"Bad Intelligence Led to the Iraq War."
No, bad leadership did. Intelligence may have figured prominently in Bush's selling of the invasion of Iraq, but it played almost no role in the decision itself. If the intelligence community's assessments pointed to any course of action, it was avoiding a war, not launching one.
When U.S. Secretary of State Colin Powell went before the United Nations in February 2003 to make the case for an invasion of Iraq, he argued, "Saddam Hussein and his regime are concealing their efforts to produce more weapons of mass destruction," an observation he said was "based on solid intelligence." But in a candid interview four months later, Deputy Defense Secretary Paul Wolfowitz acknowledged that weapons of mass destruction were simply "the one issue that everyone could agree on." The intelligence community was raising no alarms about the subject when the Bush administration came into office; indeed, the 2001 edition of the community's comprehensive statement on worldwide threats did not even mention the possibility of Iraqi nuclear weapons or any stockpiles of chemical or biological weapons. The administration did not request the (ultimately flawed) October 2002 intelligence estimate on Iraqi unconventional weapons programs that was central to the official case for invasion -- Democrats in Congress did, and only six senators and a handful of representatives bothered to look at it before voting on the war, according to staff members who kept custody of the copies. Neither Bush nor Condoleezza Rice, then his national security advisor, read the entire estimate at the time, and in any case the public relations rollout of the war was already under way before the document was written.

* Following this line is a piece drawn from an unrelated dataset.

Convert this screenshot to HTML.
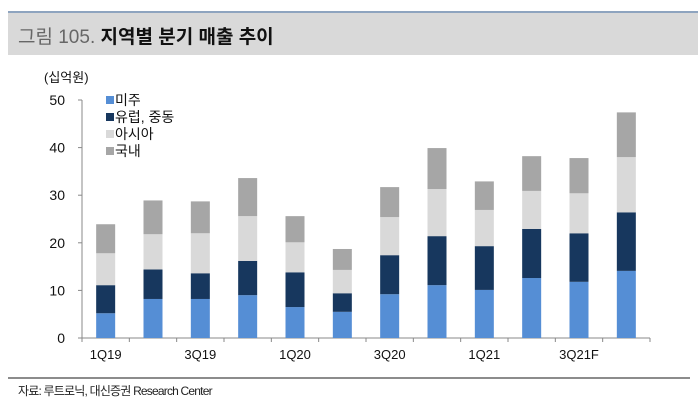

Had Bush read the intelligence community's report, he would have seen his administration's case for invasion stood on its head. The intelligence officials concluded that Saddam was unlikely to use any weapons of mass destruction against the United States or give them to terrorists -- unless the United States invaded Iraq and tried to overthrow his regime. The intelligence community did not believe, as the president claimed, that the Iraqi regime was an ally of al Qaeda, and it correctly foresaw any attempt to establish democracy in a post-Saddam Iraq as a hard, messy slog.
In a separate prewar assessment, the intelligence community judged that trying to build a new political system in Iraq would be "long, difficult and probably turbulent," adding that any post-Saddam authority would face a "deeply divided society with a significant chance that domestic groups would engage in violent conflict with each other unless an occupying force prevented them from doing so." Mentions of Iraqis welcoming U.S. soldiers with flowers, or the war paying for itself, were notably absent. Needless to say, none of that made any difference to the White House.